Он ощущал себя так, словно бредёт в тумане по лесу, едва касаясь пальцами деревьев и должен угадать, какое из них клён, а какое дуб или ясень, всего лишь по оттенку коры. Алистер прислушался к себе, закрыл глаза, выровнял дыхание и наконец понял, кому принадлежал страх. И тут же испугался. На этот раз сам и по-настоящему. Не столько того, что чувствовать на расстоянии чужие эмоции он мог лишь с теми, кого подпускал к своему сердцу, или, точнее, впускал в свою душу, сколько того, что сейчас случилось.

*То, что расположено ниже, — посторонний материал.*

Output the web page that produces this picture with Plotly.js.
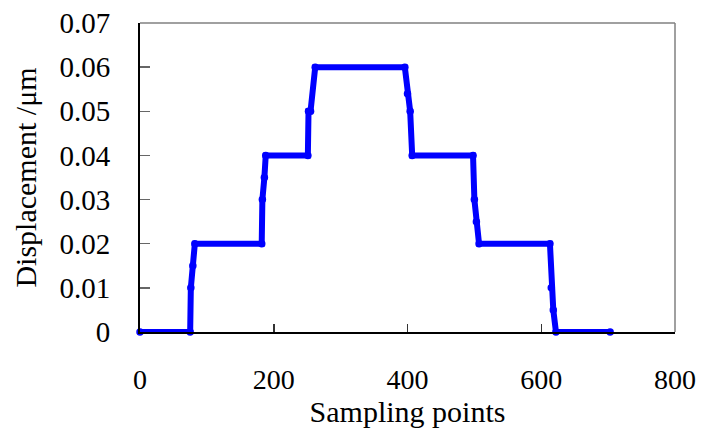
<!DOCTYPE html>
<html>
<head>
<meta charset="utf-8">
<script src="https://cdn.plot.ly/plotly-3.0.1.min.js"></script>
<style>html,body{margin:0;padding:0;background:#fff;}#chart{width:701px;height:435px;}</style>
</head>
<body>
<div id="chart"></div>
<script>
// Sampling points (x) and displacement values (µm)
const samplingPoints = [0, 75, 76, 79, 82, 182, 183, 186, 188, 251, 252, 255, 262, 396, 400, 404, 407, 498, 500, 503, 507, 613, 615, 618, 622, 703];
const displacement = [0, 0, 0.01, 0.015, 0.02, 0.02, 0.03, 0.035, 0.04, 0.04, 0.05, 0.05, 0.06, 0.06, 0.054, 0.05, 0.04, 0.04, 0.03, 0.025, 0.02, 0.02, 0.01, 0.005, 0, 0];
const xTicks = [0, 200, 400, 600, 800];
const yTicks = [0, 0.01, 0.02, 0.03, 0.04, 0.05, 0.06, 0.07];

const font = {family: '"Liberation Serif", "Times New Roman", serif', color: '#000'};

const trace = {
  x: samplingPoints,
  y: displacement,
  mode: 'lines+markers',
  line: {color: '#0000FF', width: 6},
  marker: {color: '#0000FF', size: 7.5},
  cliponaxis: false,
  hoverinfo: 'skip'
};

const layout = {
  width: 701,
  height: 435,
  margin: {l: 140, r: 26, t: 23, b: 103},
  paper_bgcolor: '#fff',
  plot_bgcolor: '#fff',
  showlegend: false,
  font: font,
  xaxis: {
    range: [0, 800],
    tickvals: xTicks,
    ticktext: xTicks.map(String),
    ticks: 'inside',
    ticklen: 8,
    tickwidth: 1.5,
    tickcolor: '#333',
    showgrid: false,
    zeroline: false,
    showline: true,
    linecolor: '#000',
    linewidth: 1.5,
    ticklabelstandoff: 22,
    tickfont: {family: font.family, size: 28, color: '#000'},
    title: {text: 'Sampling points', font: {family: font.family, size: 30, color: '#000'}, standoff: 2}
  },
  yaxis: {
    range: [0, 0.07],
    tickvals: yTicks,
    ticktext: yTicks.map(v => v === 0 ? '0' : v.toFixed(2)),
    ticks: 'inside',
    ticklen: 10,
    tickwidth: 1.5,
    tickcolor: '#666',
    showgrid: false,
    zeroline: false,
    showline: true,
    linecolor: '#000',
    linewidth: 2,
    ticklabelstandoff: 22,
    tickfont: {family: font.family, size: 29, color: '#000'},
    title: {text: 'Displacement /μm', font: {family: font.family, size: 30, color: '#000'}, standoff: 14}
  },
  shapes: [
    {type: 'line', xref: 'paper', yref: 'paper', x0: 0, x1: 1, y0: 1, y1: 1, line: {color: '#808080', width: 1.5}},
    {type: 'line', xref: 'paper', yref: 'paper', x0: 1, x1: 1, y0: 0, y1: 1, line: {color: '#808080', width: 1.5}}
  ]
};

Plotly.newPlot('chart', [trace], layout, {staticPlot: true, displayModeBar: false});
</script>
</body>
</html>
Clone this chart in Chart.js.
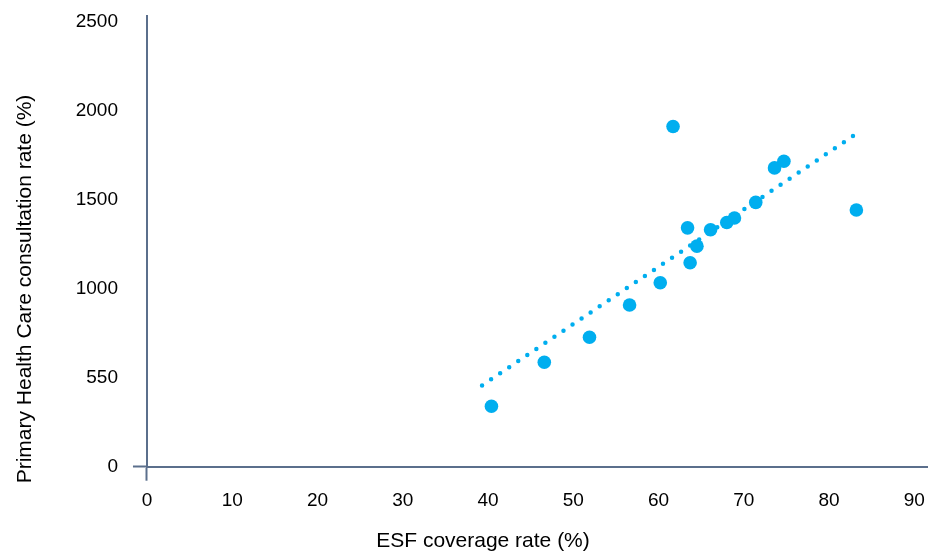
<!DOCTYPE html>
<html>
<head>
<meta charset="utf-8">
<script src="https://cdn.jsdelivr.net/npm/chart.js@4/dist/chart.umd.min.js"></script>
<style>
    html, body { margin: 0; padding: 0; background: #fff; }
    #wrap { width: 928px; height: 552px; }
</style>
</head>
<body>
<div id="wrap"><canvas id="myChart" width="928" height="552"></canvas></div>
<script>
// ESF coverage (%) vs Primary Health Care consultation rate
var esfCoverage = [40.4, 46.6, 51.9, 56.6, 60.2, 61.7, 63.4, 63.7, 64.5, 66.1, 68.0, 68.9, 71.4, 73.6, 74.7, 83.2];
var consultRate = [340, 587, 728, 909, 1034, 1913, 1343, 1147, 1240, 1332, 1373, 1398, 1486, 1680, 1717, 1443];

// linear trend line end points
var trendX = [39.3, 83.3];
var trendY = [457, 1875];

var xTicks = [0, 10, 20, 30, 40, 50, 60, 70, 80, 90];
var yTicks = [0, 500, 1000, 1500, 2000, 2500];
var yTickLabels = ["0", "550", "1000", "1500", "2000", "2500"];

var xTitle = "ESF coverage rate (%)";
var yTitle = "Primary Health Care consultation rate (%)";

var blue = "#00aeef";
var axisColor = "#5b6f8c";
var font = "'Liberation Sans', Arial, sans-serif";

function toPoints(xs, ys) {
    return xs.map(function (x, i) {
        return { x: x, y: ys[i] };
    });
}

function zeroOnly(ctx) {
    return ctx.tick && ctx.tick.value === 0 ? axisColor : "rgba(0,0,0,0)";
}

// don't let edge labels push the plot area in
function noEdgePadding(scale) {
    scale.paddingTop = 0;
    scale.paddingBottom = 0;
    scale.paddingLeft = 0;
    scale.paddingRight = 0;
}

// axis titles placed like the original (not centred on the plot area)
var axisTitles = {
    id: "axisTitles",
    afterDraw: function (chart) {
        var c = chart.ctx;
        c.save();
        c.fillStyle = "#000";
        c.font = "21px " + font;
        c.textAlign = "center";
        c.textBaseline = "middle";
        c.fillText(xTitle, 483, 541);
        c.translate(25, 289);
        c.rotate(-Math.PI / 2);
        c.fillText(yTitle, 0, 0);
        c.restore();
    }
};

var ctx = document.getElementById("myChart");
var myChart = new Chart(ctx, {
    type: "scatter",
    data: {
        datasets: [
            {
                label: "Municipalities",
                data: toPoints(esfCoverage, consultRate),
                backgroundColor: blue,
                borderWidth: 0,
                pointRadius: 6.8,
                pointHoverRadius: 6.8,
                order: 0
            },
            {
                label: "Trend",
                data: toPoints(trendX, trendY),
                showLine: true,
                borderColor: blue,
                borderWidth: 4.5,
                borderDash: [0, 10.9],
                borderCapStyle: "round",
                pointRadius: 0,
                order: 1
            }
        ]
    },
    options: {
        responsive: false,
        animation: false,
        layout: {
            autoPadding: false,
            padding: { left: 60.7, right: 0, top: 16, bottom: 30.5 }
        },
        plugins: {
            legend: { display: false },
            tooltip: { enabled: false }
        },
        scales: {
            x: {
                type: "linear",
                min: 0,
                max: 91.6,
                afterBuildTicks: function (scale) {
                    scale.ticks = xTicks.map(function (v) { return { value: v }; });
                },
                afterFit: noEdgePadding,
                grid: {
                    drawOnChartArea: false,
                    drawTicks: true,
                    tickLength: 14,
                    color: zeroOnly,
                    tickColor: zeroOnly,
                    tickWidth: 2
                },
                border: { display: true, color: axisColor, width: 2 },
                ticks: {
                    padding: 9,
                    color: "#000",
                    font: { family: font, size: 19 },
                    maxRotation: 0
                }
            },
            y: {
                type: "linear",
                min: 0,
                max: 2534,
                afterBuildTicks: function (scale) {
                    scale.ticks = yTicks.map(function (v) { return { value: v }; });
                },
                afterFit: noEdgePadding,
                grid: {
                    drawOnChartArea: false,
                    drawTicks: true,
                    tickLength: 14,
                    color: zeroOnly,
                    tickColor: zeroOnly,
                    tickWidth: 2
                },
                border: { display: true, color: axisColor, width: 2 },
                ticks: {
                    padding: 15,
                    color: "#000",
                    font: { family: font, size: 19 },
                    callback: function (value, index) {
                        return yTickLabels[index];
                    }
                }
            }
        }
    },
    plugins: [axisTitles]
});
</script>
</body>
</html>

У него не было иллюзий, что случилось с Диарлинг, теперь не было. Он отошёл от окна, неловко задел локтём подоконник и зашипел от боли. Всё было плохо, очень плохо. Но он ещё успеет к Грацию, если выйдет прямо сейчас. Схватив со стола небольшой кинжал, Алистер бросился вниз и на лестнице столкнулся с охранителями.
— Именем Его Величества, Сируса, вы арестованы за хранение и употребление дурман-травы. Просьба проследовать за нами до выяснения всех обстоятельств.
А вот это уже плохо, совсем. Стараясь не поддаваться отчаянью, Алистер рванулся мимо охранителей вниз по лестнице. Не задумываясь, что ему за это будет и что за сопротивление закону вся его отлаженная жизнь полетит под откос. В бездну этот мрачный дом! Если с Диарлинг что-то случится…
А потом пришла ещё вспышка страха, в глазах потемнело, он услышал голоса охранителей, потом почувствовал сильную боль и провалился в темноту.
Пробуждение получилось болезненным. Сначала вернулась боль в онемевшие (связанные?) руки, потом в голове словно взорвался фонтан из искр, звуков и чувств. Он открыл глаза. Кроме мутного очертания стен в зыбком свете, пробиравшемся через зарешеченное окошко, он не увидел ничего. Попробовал встать. Тело отозвалось болью. Руки и ноги, неожиданно свободные, двигались, хотя и с трудом. Голова болела. Алистер поморщился и осторожно приложил руку к затылку. Так и есть. Шишка. Интересно, чем его так хорошо приложили охранители порядка?
Он сделал несколько шагов к окну. Вид на окраину Римса. Трущобы ещё те. Сколько лет здесь живёт и всё никак не привыкнет. Но теперь, по крайней мере, он знает где находится. Городская тюрьма выходила окнами на трущобы. Интересно, сколько суток он теперь проведёт в тюрьме за сопротивление охранителям, тоскливо подумал Алистер.
Страха или боли Диарлинг он больше не чувствовал. И волновался. А ещё вспоминал.
— Ты ведь не забудешь обо мне? — Эхо голоса Сюзан врывалось во все сны. А потом она умирала. Каждый раз один и тот же сон. И только последние несколько дней, во сне Сюзан, его первая и, думалось ему, единственная любовь, отворачивалась от него с немым укором. Но это скорее игры его совести, которая не оставляла его все эти дни. Он не забыл, ни за что не забыл и никогда не забудет. Вот только семь лет это достаточно большой срок, чтобы первая юношеская любовь превратилась в воспоминание. Он носил бы её на руках и любил и берёг, но Небо распорядилось иначе, оставив в груди незаживающую рану. И вот Диарлинг. Похожая на неё, неуловимо, до дрожи. Но чувств Сюзан в отличие от этой девушки он никогда не читал, не позволял себе этого. Он доверял ей, знал что она никогда не предаст.